Le taux journalier est déterminé en fonction du coût salarial du consultant, des charges d'exploitation du cabinet et du temps directement facturable :

- le coût salarial du consultant est l'addition du salaire et des charges afférentes ;

- les autres charges d'exploitation sont les dépenses de R&D, le coût du management et du commercial, les frais induits par l'activité (secrétariat, communication, informatique, etc.) et les frais généraux (loyers, téléphone, etc.) ;

- le temps du consultant directement facturable est le nombre de jours de missions effectifs d'un consultant au cours d'une année.

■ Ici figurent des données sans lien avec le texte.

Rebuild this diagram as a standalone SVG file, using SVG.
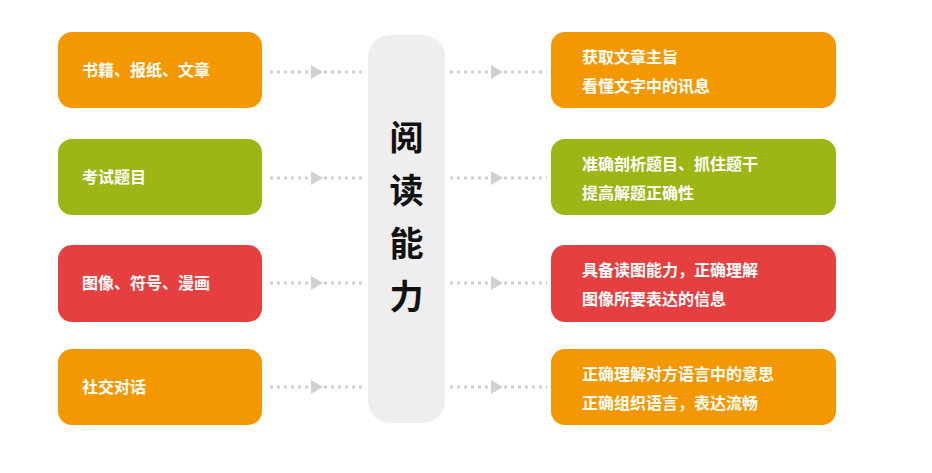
<svg xmlns="http://www.w3.org/2000/svg" width="932" height="473" viewBox="0 0 932 473">
<style>
.o{fill:#f39800}.g{fill:#9db515}.r{fill:#e5403f}
.t{font-family:"Noto Sans CJK SC",sans-serif;font-size:16px;font-weight:bold;fill:#fff}
.d{stroke:#d0d0d0;stroke-width:3;stroke-dasharray:3 4;fill:none}
.a{fill:#d0d0d0}
.c{font-family:"Noto Sans CJK SC",sans-serif;font-size:34px;font-weight:bold;fill:#111}
</style>
<rect width="932" height="473" fill="#fff"/>
<g id="connectors">
<g transform="translate(0,72)"><path class="d" d="M270 0H310M324 0H366"/><path class="a" d="M311 -7L323 0L311 7Z"/><path class="d" d="M450 0H490M504 0H547"/><path class="a" d="M491 -7L503 0L491 7Z"/></g>
<g transform="translate(0,178)"><path class="d" d="M270 0H310M324 0H366"/><path class="a" d="M311 -7L323 0L311 7Z"/><path class="d" d="M450 0H490M504 0H547"/><path class="a" d="M491 -7L503 0L491 7Z"/></g>
<g transform="translate(0,283)"><path class="d" d="M270 0H310M324 0H366"/><path class="a" d="M311 -7L323 0L311 7Z"/><path class="d" d="M450 0H490M504 0H547"/><path class="a" d="M491 -7L503 0L491 7Z"/></g>
<g transform="translate(0,387)"><path class="d" d="M270 0H310M324 0H366"/><path class="a" d="M311 -7L323 0L311 7Z"/><path class="d" d="M450 0H490M504 0H547"/><path class="a" d="M491 -7L503 0L491 7Z"/></g>
</g>
<g id="center"><rect x="368" y="35" width="77" height="388" rx="22" fill="#eeeeee"/>
<text class="c" x="406.5" y="150" text-anchor="middle">阅</text>
<text class="c" x="406.5" y="203" text-anchor="middle">读</text>
<text class="c" x="406.5" y="256" text-anchor="middle">能</text>
<text class="c" x="406.5" y="309" text-anchor="middle">力</text></g>
<g id="l1"><rect class="o" x="58" y="32" width="204" height="76" rx="14"/><text class="t" x="82" y="76">书籍、报纸、文章</text></g>
<g id="l2"><rect class="g" x="58" y="139" width="204" height="76" rx="14"/><text class="t" x="82" y="183">考试题目</text></g>
<g id="l3"><rect class="r" x="58" y="245" width="204" height="77" rx="14"/><text class="t" x="82" y="289">图像、符号、漫画</text></g>
<g id="l4"><rect class="o" x="58" y="349" width="204" height="76" rx="14"/><text class="t" x="82" y="393">社交对话</text></g>
<g id="r1"><rect class="o" x="551" y="32" width="285" height="76" rx="14"/><text class="t" x="582" y="63">获取文章主旨</text><text class="t" x="582" y="92">看懂文字中的讯息</text></g>
<g id="r2"><rect class="g" x="551" y="139" width="285" height="76" rx="14"/><text class="t" x="582" y="170">准确剖析题目、抓住题干</text><text class="t" x="582" y="199">提高解题正确性</text></g>
<g id="r3"><rect class="r" x="551" y="245" width="285" height="77" rx="14"/><text class="t" x="582" y="276">具备读图能力，正确理解</text><text class="t" x="582" y="305">图像所要表达的信息</text></g>
<g id="r4"><rect class="o" x="551" y="349" width="285" height="76" rx="14"/><text class="t" x="582" y="380">正确理解对方语言中的意思</text><text class="t" x="582" y="409">正确组织语言，表达流畅</text></g>
</svg>
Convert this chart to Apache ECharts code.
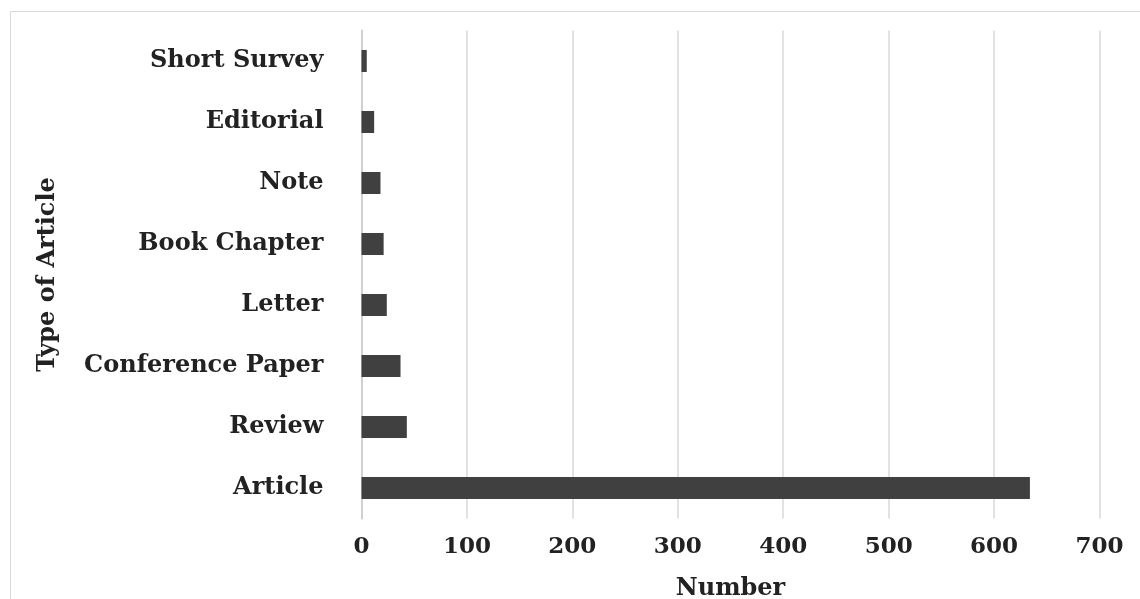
<!DOCTYPE html>
<html><head><meta charset="utf-8">
<script src="https://cdn.jsdelivr.net/npm/echarts@6/dist/echarts.min.js"></script>
<style>html,body{margin:0;padding:0;background:#fff}#c{width:1140px;height:599px}</style>
</head><body><div id="c"></div>
<script>
const categories = ['Article','Review','Conference Paper','Letter','Book Chapter','Note','Editorial','Short Survey'];
const values = [634, 43, 37, 24, 21, 18, 12, 5];
const xTicks = [0,100,200,300,400,500,600,700];
const FONT = '"DejaVu Serif", "Liberation Serif", serif';
const FS = 24;
const chart = echarts.init(document.getElementById('c'));
chart.setOption({
  animation:false,
  textStyle:{fontFamily:FONT},
  graphic:[{type:'rect',shape:{x:10.5,y:11.5,width:1200,height:700},style:{fill:'none',stroke:'#d9d9d9',lineWidth:1},silent:true}],
  grid:{left:361.5,right:40.5,top:30.5,bottom:80.5,containLabel:false,outerBoundsMode:'none'},
  xAxis:{type:'value',min:xTicks[0],max:xTicks[xTicks.length-1],interval:100,
    name:'Number',nameLocation:'middle',nameGap:58,
    nameTextStyle:{fontFamily:FONT,fontWeight:'bold',fontSize:FS,color:'#222'},
    axisLine:{show:false},axisTick:{show:false},
    axisLabel:{fontFamily:FONT,fontWeight:'bold',fontSize:23,color:'#222',margin:17},
    splitLine:{lineStyle:{color:'#d9d9d9',width:1.5}}},
  yAxis:{type:'category',data:categories,
    name:'Type of Article',nameLocation:'middle',nameGap:302,nameRotate:90,
    nameTextStyle:{fontFamily:FONT,fontWeight:'bold',fontSize:FS,color:'#222'},
    axisLine:{show:true,lineStyle:{color:'#d0d0d0',width:2}},axisTick:{show:false},
    axisLabel:{fontFamily:FONT,fontWeight:'bold',fontSize:FS,color:'#222',margin:38}},
  series:[{type:'bar',data:values,barWidth:22,itemStyle:{color:'#404040'}}]
});
</script></body></html>
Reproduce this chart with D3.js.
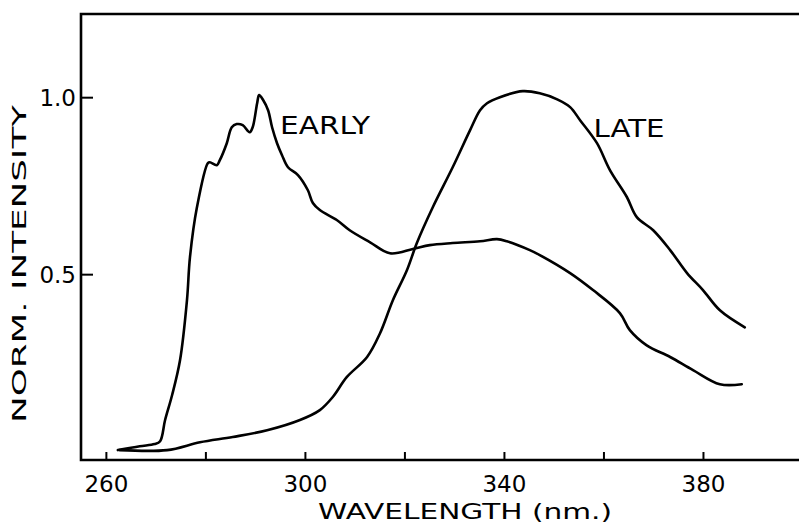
<!DOCTYPE html>
<html>
<head>
<meta charset="utf-8">
<script src="https://cdn.jsdelivr.net/npm/d3@7"></script>
<style>
  html, body { margin: 0; padding: 0; background: #fff; }
  svg { display: block; }
  text { font-family: "DejaVu Sans", sans-serif; fill: #000; }
</style>
</head>
<body>
<svg id="chart" width="799" height="526"></svg>
<script>
// ---- data ----
const earlyWavelength = [262.4,266.8,269.8,270.9,271.9,273.3,274.9,276.3,276.9,278.3,280.5,280.9,282.3,282.9,284.3,285.3,286.3,287.5,288.9,289.5,290.4,290.8,291.6,292.6,293.4,294.4,295.4,296.6,298.6,300.6,301.6,303.0,306.4,309.0,313.1,317.1,321.7,325.1,329.7,335.2,338.6,340.6,345.2,347.2,353.3,357.9,363.3,365.3,368.7,373.4,378.0,383.4,387.8];
const earlyIntensity  = [0.003,0.014,0.020,0.028,0.088,0.158,0.257,0.427,0.548,0.689,0.814,0.816,0.808,0.822,0.870,0.915,0.924,0.921,0.901,0.915,0.983,1.006,0.992,0.963,0.915,0.870,0.836,0.802,0.780,0.737,0.701,0.681,0.653,0.624,0.590,0.559,0.571,0.582,0.588,0.593,0.599,0.593,0.568,0.554,0.503,0.455,0.390,0.342,0.299,0.266,0.229,0.189,0.189];
const lateWavelength  = [262.8,272.3,278.9,285.5,292.4,299.0,303.0,305.6,308.4,312.5,315.1,317.7,320.5,322.5,325.7,329.7,333.2,335.2,336.6,339.2,343.8,347.2,350.7,353.3,355.3,358.7,361.3,364.7,366.7,370.0,373.4,376.8,380.0,383.4,388.4];
const lateIntensity   = [0.003,0.003,0.025,0.040,0.059,0.088,0.116,0.153,0.209,0.266,0.333,0.427,0.511,0.588,0.689,0.802,0.907,0.963,0.983,1.000,1.017,1.011,0.994,0.972,0.935,0.870,0.794,0.718,0.661,0.624,0.568,0.503,0.455,0.398,0.350];
const xTickValues = [260,280,300,320,340,360,380];
const xTickLabels = ["260","","300","","340","","380"];
const yTickValues = [0.5,1.0];
const yTickLabels = ["0.5","1.0"];
const seriesLabels = [
  {name:"EARLY", wl:295.0, v:0.895, len:90},
  {name:"LATE",  wl:358.0, v:0.887, len:71}
];

// ---- scales ----
const svg = d3.select("#chart");
const x = d3.scaleLinear().domain([255, 399.3]).range([81, 799]);
const y = d3.scaleLinear().domain([-0.025, 1.235]).range([460, 14]);

const ink = "#000";

// frame: left axis, top border, bottom axis
svg.append("path")
  .attr("d", `M${x(399.3)},${y(1.235)} L${x(255)},${y(1.235)} L${x(255)},${y(-0.025)} L${x(399.3)},${y(-0.025)}`)
  .attr("fill","none").attr("stroke",ink).attr("stroke-width",2.6);

// x axis ticks (inward) and labels
const xAxis = d3.axisBottom(x).tickValues(xTickValues)
  .tickSizeInner(-8).tickSizeOuter(0)
  .tickFormat((d,i) => xTickLabels[i]);
const gx = svg.append("g").attr("transform", `translate(0,${y(-0.025)})`).call(xAxis);
gx.select(".domain").remove();
gx.selectAll(".tick line").attr("stroke",ink).attr("stroke-width",2);
gx.selectAll(".tick text").attr("font-size",23).attr("font-family","DejaVu Sans, sans-serif")
  .attr("fill",ink).attr("dy",null).attr("y",32);

// y axis ticks (inward) and labels
const yAxis = d3.axisLeft(y).tickValues(yTickValues)
  .tickSizeInner(-12).tickSizeOuter(0)
  .tickFormat((d,i) => yTickLabels[i]);
const gy = svg.append("g").attr("transform", `translate(${x(255)},0)`).call(yAxis);
gy.select(".domain").remove();
gy.selectAll(".tick line").attr("stroke",ink).attr("stroke-width",2);
gy.selectAll(".tick text").attr("font-size",23).attr("font-family","DejaVu Sans, sans-serif")
  .attr("fill",ink).attr("x",-5).attr("dy","0.36em");

// axis titles
svg.append("text").attr("x",318).attr("y",519)
  .attr("font-size",22).attr("textLength",294).attr("lengthAdjust","spacingAndGlyphs")
  .text("WAVELENGTH  (nm.)");
svg.append("text").attr("transform","translate(26,423) rotate(-90)")
  .attr("font-size",19.5).attr("textLength",318).attr("lengthAdjust","spacingAndGlyphs")
  .text("NORM. INTENSITY");

// curves
const line = d3.line().x(d => x(d[0])).y(d => y(d[1])).curve(d3.curveCatmullRom.alpha(0.5));
const early = earlyWavelength.map((w,i) => [w, earlyIntensity[i]]);
const late = lateWavelength.map((w,i) => [w, lateIntensity[i]]);
[early, late].forEach(s => {
  svg.append("path").datum(s).attr("d", line)
    .attr("fill","none").attr("stroke",ink).attr("stroke-width",2.6)
    .attr("stroke-linejoin","round").attr("stroke-linecap","round");
});

// series labels
seriesLabels.forEach(l => {
  svg.append("text").attr("x", x(l.wl)).attr("y", y(l.v))
    .attr("font-size",24).attr("textLength",l.len).attr("lengthAdjust","spacingAndGlyphs")
    .text(l.name);
});
</script>
</body>
</html>
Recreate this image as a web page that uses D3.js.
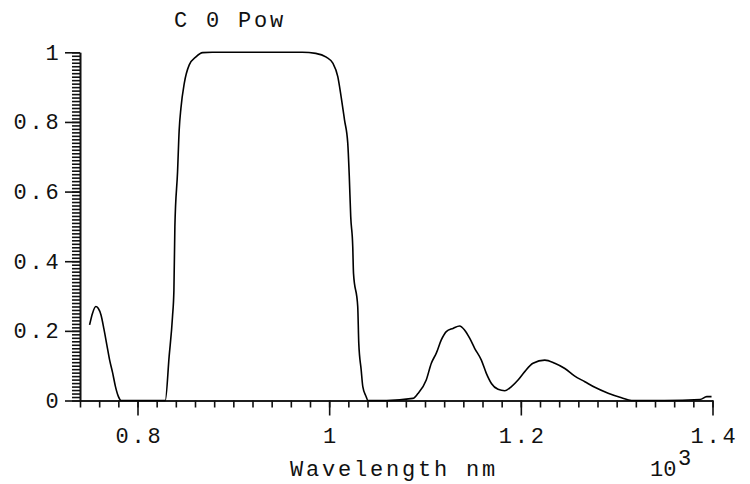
<!DOCTYPE html>
<html>
<head>
<meta charset="utf-8">
<script src="https://cdn.jsdelivr.net/npm/d3@7"></script>
<style>
  body { margin: 0; background: #fff; }
  text { font-family: "Liberation Mono", "Courier New", monospace; fill: #111; }
</style>
</head>
<body>
<div class="chart"></div>
<script>
// Spectral power curve (wavelength in units of 10^3 nm)

// Data
var wavelength = [0.75, 0.753, 0.7565, 0.759, 0.762, 0.765, 0.768, 0.771, 0.774, 0.777, 0.78, 0.783,
  0.80, 0.829, 0.833, 0.8365, 0.838, 0.839, 0.8418, 0.8435, 0.8453, 0.8488, 0.854, 0.861, 0.868, 0.878,
  0.93, 0.972, 0.986, 0.997, 1.004, 1.009, 1.0125, 1.016, 1.0194, 1.021, 1.0225, 1.0246, 1.0254, 1.0298,
  1.0309, 1.0334, 1.0351, 1.0386, 1.0403, 1.06, 1.0873, 1.0926, 1.1013, 1.1066, 1.1118, 1.117, 1.1222,
  1.1292, 1.1361, 1.1414, 1.1466, 1.1518, 1.1588, 1.164, 1.1693, 1.1762, 1.1832, 1.1902, 1.1971, 1.2041,
  1.2127, 1.225, 1.2354, 1.2459, 1.2563, 1.2668, 1.2772, 1.2911, 1.3051, 1.3155, 1.35, 1.387, 1.394, 1.399];
var power = [0.217, 0.25, 0.27, 0.265, 0.245, 0.205, 0.16, 0.115, 0.08, 0.04, 0.012, 0.0,
  0.0, 0.0, 0.126, 0.24, 0.317, 0.499, 0.657, 0.777, 0.839, 0.911, 0.964, 0.987, 0.999, 1.0,
  1.0, 1.0, 0.997, 0.986, 0.968, 0.93, 0.872, 0.806, 0.739, 0.643, 0.528, 0.442, 0.365, 0.27,
  0.164, 0.088, 0.04, 0.011, 0.0, 0.0, 0.006, 0.02, 0.059, 0.107, 0.136, 0.174, 0.198,
  0.207, 0.214, 0.202, 0.179, 0.15, 0.116, 0.078, 0.049, 0.032, 0.028, 0.04, 0.059, 0.083,
  0.107, 0.116, 0.107, 0.092, 0.07, 0.054, 0.038, 0.021, 0.008, 0.0, 0.0, 0.003, 0.011, 0.011];

var xMajorTicks = [0.8, 1.0, 1.2, 1.4];
var xTickLabels = ["0.8", "1", "1.2", "1.4"];
var yMajorTicks = [0, 0.2, 0.4, 0.6, 0.8, 1];
var yTickLabels = ["0", "0.2", "0.4", "0.6", "0.8", "1"];

var titleText = "C 0 Pow";
var xLabelText = "Wavelength nm";

var svgWidth = 750;
var svgHeight = 484;

var svg = d3.select(".chart")
  .append("svg")
  .attr("width", svgWidth)
  .attr("height", svgHeight);

svg.append("rect")
  .attr("width", svgWidth)
  .attr("height", svgHeight)
  .attr("fill", "#fff");

// Scales
var xLinearScale = d3.scaleLinear()
  .domain([0.74, 1.4])
  .range([80, 712.5]);

var yLinearScale = d3.scaleLinear()
  .domain([0, 1])
  .range([400.5, 52.3]);

var fontSize = 22;
var spacing = 2.8;

// Minor ticks
var xMinor = d3.range(0, 34).map(i => 0.74 + i * 0.02);
var yMinor = d3.range(0, 101).map(i => i * 0.01);

svg.append("g")
  .attr("class", "minor")
  .attr("transform", "translate(0, 400.5)")
  .call(d3.axisBottom(xLinearScale).tickValues(xMinor).tickSize(7).tickSizeOuter(0).tickFormat(""));

svg.append("g")
  .attr("class", "minor")
  .attr("transform", "translate(80, 0)")
  .call(d3.axisLeft(yLinearScale).tickValues(yMinor).tickSize(8).tickSizeOuter(0).tickFormat(""));

// Major ticks with labels
var xAxis = svg.append("g")
  .attr("transform", "translate(0, 400.5)")
  .call(d3.axisBottom(xLinearScale)
    .tickValues(xMajorTicks)
    .tickSize(15)
    .tickSizeOuter(0)
    .tickPadding(12)
    .tickFormat((d, i) => xTickLabels[i]));

var yAxis = svg.append("g")
  .attr("transform", "translate(80, 0)")
  .call(d3.axisLeft(yLinearScale)
    .tickValues(yMajorTicks)
    .tickSize(15)
    .tickSizeOuter(0)
    .tickPadding(3.5)
    .tickFormat((d, i) => yTickLabels[i]));

svg.selectAll(".domain, .tick line")
  .attr("stroke", "#111")
  .attr("stroke-width", 1.6);

svg.selectAll(".tick text")
  .attr("font-family", "Liberation Mono")
  .attr("font-size", fontSize)
  .attr("letter-spacing", spacing)
  .attr("fill", "#111");

xAxis.selectAll(".tick text").attr("dx", spacing / 2);

// Curve
var points = wavelength.map((w, i) => [w, power[i]]);

var line = d3.line()
  .x(d => xLinearScale(d[0]))
  .y(d => yLinearScale(d[1]))
  .curve(d3.curveMonotoneX);

svg.append("path")
  .datum(points)
  .attr("fill", "none")
  .attr("stroke", "#000")
  .attr("stroke-width", 1.6)
  .attr("d", line);

// Title and labels
svg.append("text")
  .attr("x", 174)
  .attr("y", 27)
  .attr("font-size", fontSize)
  .attr("letter-spacing", spacing)
  .attr("xml:space", "preserve")
  .text(titleText);

svg.append("text")
  .attr("x", 290)
  .attr("y", 476)
  .attr("font-size", fontSize)
  .attr("letter-spacing", spacing)
  .attr("xml:space", "preserve")
  .text(xLabelText);

// exponent label, base and raised 3 as separate texts
svg.append("text")
  .attr("x", 650)
  .attr("y", 476)
  .attr("font-size", fontSize)
  .text("10");

svg.append("text")
  .attr("x", 678)
  .attr("y", 465)
  .attr("font-size", fontSize)
  .text("3");
</script>
</body>
</html>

A l'issue de la mission, le temps total consacré par les consultants à la résolution du problème posé (c'est le temps passé dans l'entreprise cliente et ailleurs -collecte de l'information extérieure, déplacements...-) exprimé en nombre de journées, est multiplié par le taux de rémunération journalier des intervenants (variable selon le "grade" de l'intervenant : consultant junior, senior, directeur, chef de mission, manager, associé...).

139.

Un prix trop faible peut signifier, soit que la pérennité du cabinet est en danger, soit que le cabinet n'investit pas pour son avenir (RD, marketing, formation, capitalisation, méthodologie, etc.), ce qui le condamne également.